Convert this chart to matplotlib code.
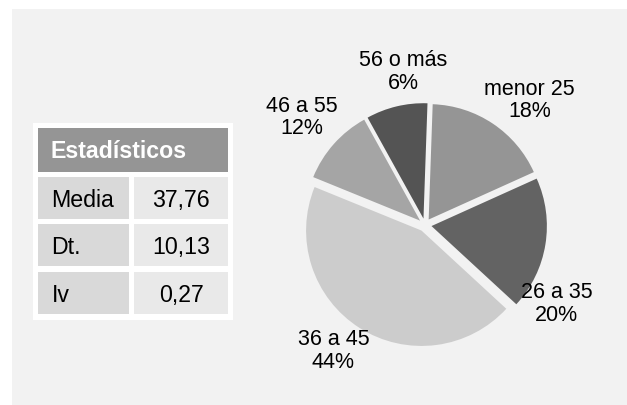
...
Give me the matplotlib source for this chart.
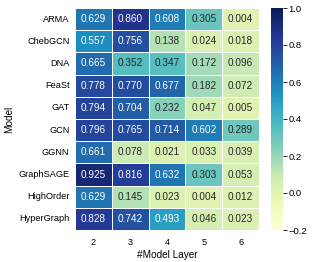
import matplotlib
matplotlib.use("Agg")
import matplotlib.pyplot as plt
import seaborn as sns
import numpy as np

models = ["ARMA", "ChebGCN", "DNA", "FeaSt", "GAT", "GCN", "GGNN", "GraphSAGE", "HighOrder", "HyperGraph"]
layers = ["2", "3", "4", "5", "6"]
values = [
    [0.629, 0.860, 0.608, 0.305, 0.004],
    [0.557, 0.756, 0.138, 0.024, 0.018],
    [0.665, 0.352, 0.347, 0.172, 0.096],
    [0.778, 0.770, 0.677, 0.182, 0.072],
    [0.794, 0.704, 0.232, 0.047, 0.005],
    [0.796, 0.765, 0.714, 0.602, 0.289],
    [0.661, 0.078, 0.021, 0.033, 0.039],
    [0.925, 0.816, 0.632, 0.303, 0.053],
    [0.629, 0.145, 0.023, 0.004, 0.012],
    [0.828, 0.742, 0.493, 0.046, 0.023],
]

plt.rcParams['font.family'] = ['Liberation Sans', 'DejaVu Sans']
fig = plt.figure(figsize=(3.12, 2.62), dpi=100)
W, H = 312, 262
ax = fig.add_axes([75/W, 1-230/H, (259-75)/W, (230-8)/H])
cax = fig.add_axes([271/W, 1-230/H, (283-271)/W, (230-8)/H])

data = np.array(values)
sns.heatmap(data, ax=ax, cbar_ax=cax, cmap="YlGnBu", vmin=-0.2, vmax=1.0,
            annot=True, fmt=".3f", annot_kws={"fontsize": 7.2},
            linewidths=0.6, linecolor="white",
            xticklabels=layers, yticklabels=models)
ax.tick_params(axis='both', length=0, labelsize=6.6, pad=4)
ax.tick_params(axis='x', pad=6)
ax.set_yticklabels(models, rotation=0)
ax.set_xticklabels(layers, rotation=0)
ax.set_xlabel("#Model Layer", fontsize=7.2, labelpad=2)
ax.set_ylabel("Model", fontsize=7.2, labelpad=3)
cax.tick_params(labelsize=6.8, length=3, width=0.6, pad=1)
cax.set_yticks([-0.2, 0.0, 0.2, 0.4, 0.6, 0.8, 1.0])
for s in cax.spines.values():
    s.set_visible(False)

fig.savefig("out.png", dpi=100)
* * *
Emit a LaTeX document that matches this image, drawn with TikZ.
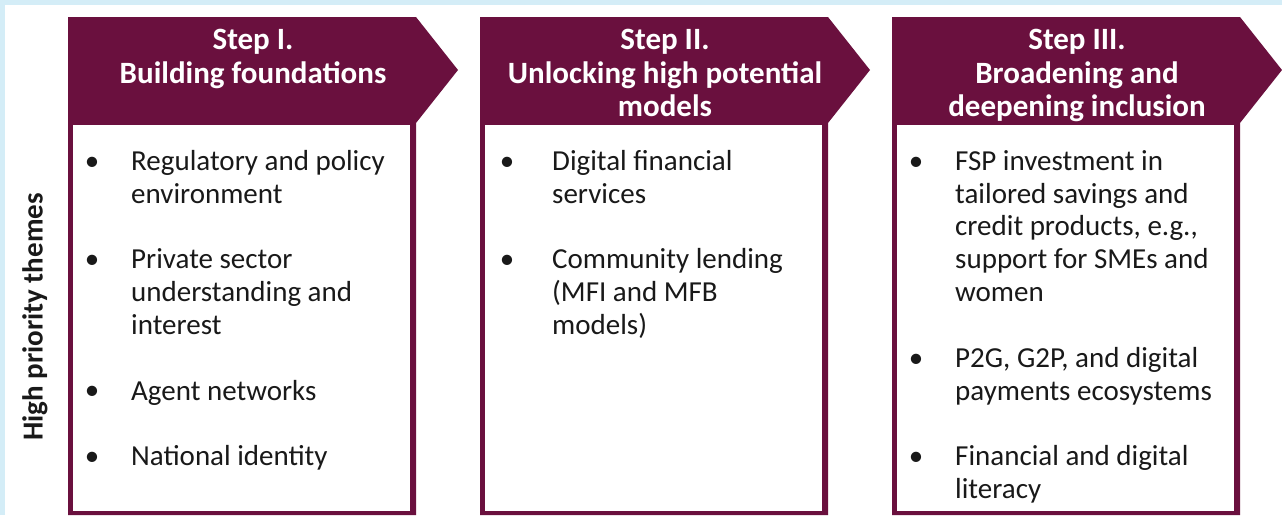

_PROBLEM:_ From the listing above, restate verbatim the lines running from the one with "Give me the matplotlib source for this chart." through the one with "cax = fig.add_axes([271/W, 1-230/H, (283-271)/W, (230-8)/H])", inclusive, but not the pictures.

_CORRECT ANSWER:_
Give me the matplotlib source for this chart.
import matplotlib
matplotlib.use("Agg")
import matplotlib.pyplot as plt
import seaborn as sns
import numpy as np

models = ["ARMA", "ChebGCN", "DNA", "FeaSt", "GAT", "GCN", "GGNN", "GraphSAGE", "HighOrder", "HyperGraph"]
layers = ["2", "3", "4", "5", "6"]
values = [
    [0.629, 0.860, 0.608, 0.305, 0.004],
    [0.557, 0.756, 0.138, 0.024, 0.018],
    [0.665, 0.352, 0.347, 0.172, 0.096],
    [0.778, 0.770, 0.677, 0.182, 0.072],
    [0.794, 0.704, 0.232, 0.047, 0.005],
    [0.796, 0.765, 0.714, 0.602, 0.289],
    [0.661, 0.078, 0.021, 0.033, 0.039],
    [0.925, 0.816, 0.632, 0.303, 0.053],
    [0.629, 0.145, 0.023, 0.004, 0.012],
    [0.828, 0.742, 0.493, 0.046, 0.023],
]

plt.rcParams['font.family'] = ['Liberation Sans', 'DejaVu Sans']
fig = plt.figure(figsize=(3.12, 2.62), dpi=100)
W, H = 312, 262
ax = fig.add_axes([75/W, 1-230/H, (259-75)/W, (230-8)/H])
cax = fig.add_axes([271/W, 1-230/H, (283-271)/W, (230-8)/H])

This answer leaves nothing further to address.